There was a long queue at Vadakkipalayam. So I went to the Pollachi Indian Bank and deposited Rs.7000. I’ve 7 accounts. I went with the idea of visiting the branch that was least crowded.

For how much did you purchase tomatoes at Coimbatore (Rs.8 per kg). Yesterday we sent 14 boxes (15 kg per box). After the vehicle rent, toll at check post, commission etc, we got Rs.120. We didn’t even get the plucking wages. I am plucking them myself…paying wages for this doesn’t make sense.

This new 2000 rupee note is like this thin saree. It will tear as easily. Yesterday, at the TASMAC shot, somebody gave a fake 2000 rupee note and had two quarters.

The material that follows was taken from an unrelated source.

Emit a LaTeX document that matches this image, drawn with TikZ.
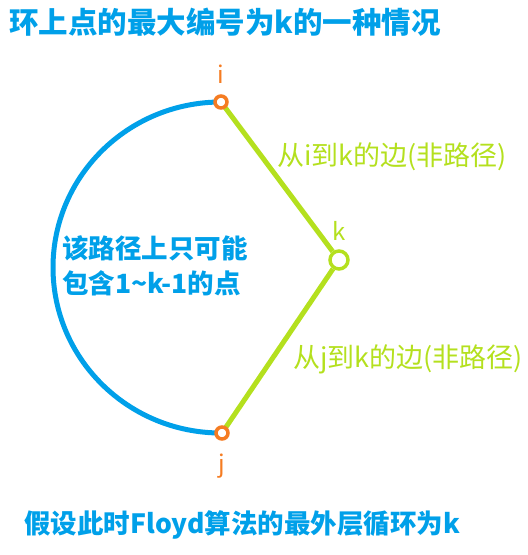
\documentclass[tikz,border=0pt]{standalone}
\usepackage{fontspec}
\setmainfont{Noto Sans CJK SC}
\usetikzlibrary{positioning, backgrounds}

\definecolor{ringblue}{RGB}{0,160,233}
\definecolor{edgegreen}{RGB}{180,224,30}
\definecolor{endorange}{RGB}{245,124,34}

\begin{document}
\begin{tikzpicture}[x=1pt, y=-1pt,
  endpt/.style={circle, draw=endorange, fill=white, line width=3.5pt, inner sep=0pt, minimum size=12pt},
  midpt/.style={circle, draw=edgegreen, fill=white, line width=3.5pt, inner sep=0pt, minimum size=18pt},
  ptlabel/.style={font=\fontsize{24}{28}\selectfont, inner sep=0pt},
  edgelabel/.style={font=\fontsize{27}{30}\selectfont, text=edgegreen, anchor=west, inner sep=0pt},
  bluetext/.style={font=\fontsize{26.5}{35}\selectfont\bfseries, text=ringblue, anchor=west, inner sep=0pt},
  ring/.style={draw=ringblue, line width=5pt},
  direct/.style={draw=edgegreen, line width=5pt}]

  \useasboundingbox (0,0) rectangle (528,555);

  \node[bluetext, font=\fontsize{29.5}{34}\selectfont\bfseries] (title) at (9,22) {环上点的最大编号为k的一种情况};

  \node[endpt] (i) at (221,102) {};
  \node[midpt] (k) at (339,260) {};
  \node[endpt] (j) at (222,433) {};

  \node[ptlabel, text=endorange, above=11pt of i] (li) {i};
  \node[ptlabel, text=edgegreen, above=9pt of k] (lk) {k};
  \node[ptlabel, text=endorange, below=13pt of j] (lj) {j};

  \begin{scope}[on background layer]
    \draw[ring] (i.center) arc[start angle=270, end angle=90, x radius=168, y radius=165.5];
    \draw[direct] (i.center) -- (k);
    \draw[direct] (k) -- (j.center);
  \end{scope}

  \node[edgelabel] (ik) at (277,157) {从i到k的边(非路径)};
  \node[edgelabel] (jk) at (293,359) {从j到k的边(非路径)};

  \node[bluetext, align=left] (path) at (62,266) {该路径上只可能\\包含1\textasciitilde k-1的点};

  \node[bluetext] (note) at (24,525) {假设此时Floyd算法的最外层循环为k};
\end{tikzpicture}
\end{document}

The rich have no worries. The poor also somehow manage. The middle class seems to be stuck and suffer.

(My Facebook post dated 13-Nov-2016)

Last night, as we travelled from Tiruvannamalai to Coimbatore via Salem, the usually crowded buses on that route had many vacant seats. Demonetization seemed to have led to decongestion on long distance buses, at least for that day. My Home-Finance Minister had the premonition to ensure that she was carrying a few 100 rupee notes. A group of pilgrims from Pollachi, who were on their way back from Tirupati via Tiruvannamalai, somehow scrambled to pool together all their 100 rupee and 10 rupee notes to buy their tickets. When the bus stopped at a roadside restaurant for dinner, they did some inquiries and decided that fasting won’t do them much harm. Two black money hoarders who were carrying a couple of 500 rupee notes insisted that their money be accepted by the conductor, and refused to get down in the middle of nowhere at night. The conductor took the bus to the police station. The police promptly got them alighted.

At Salem, I suggested to the Pollachi pilgrims to take a train. Worried about how to reach the railway station, they tried their luck with an apple-vendor. For buying a few apples, the vendor accepted their 1000 rupee note and gave them change. That should have helped them reach Pollachi.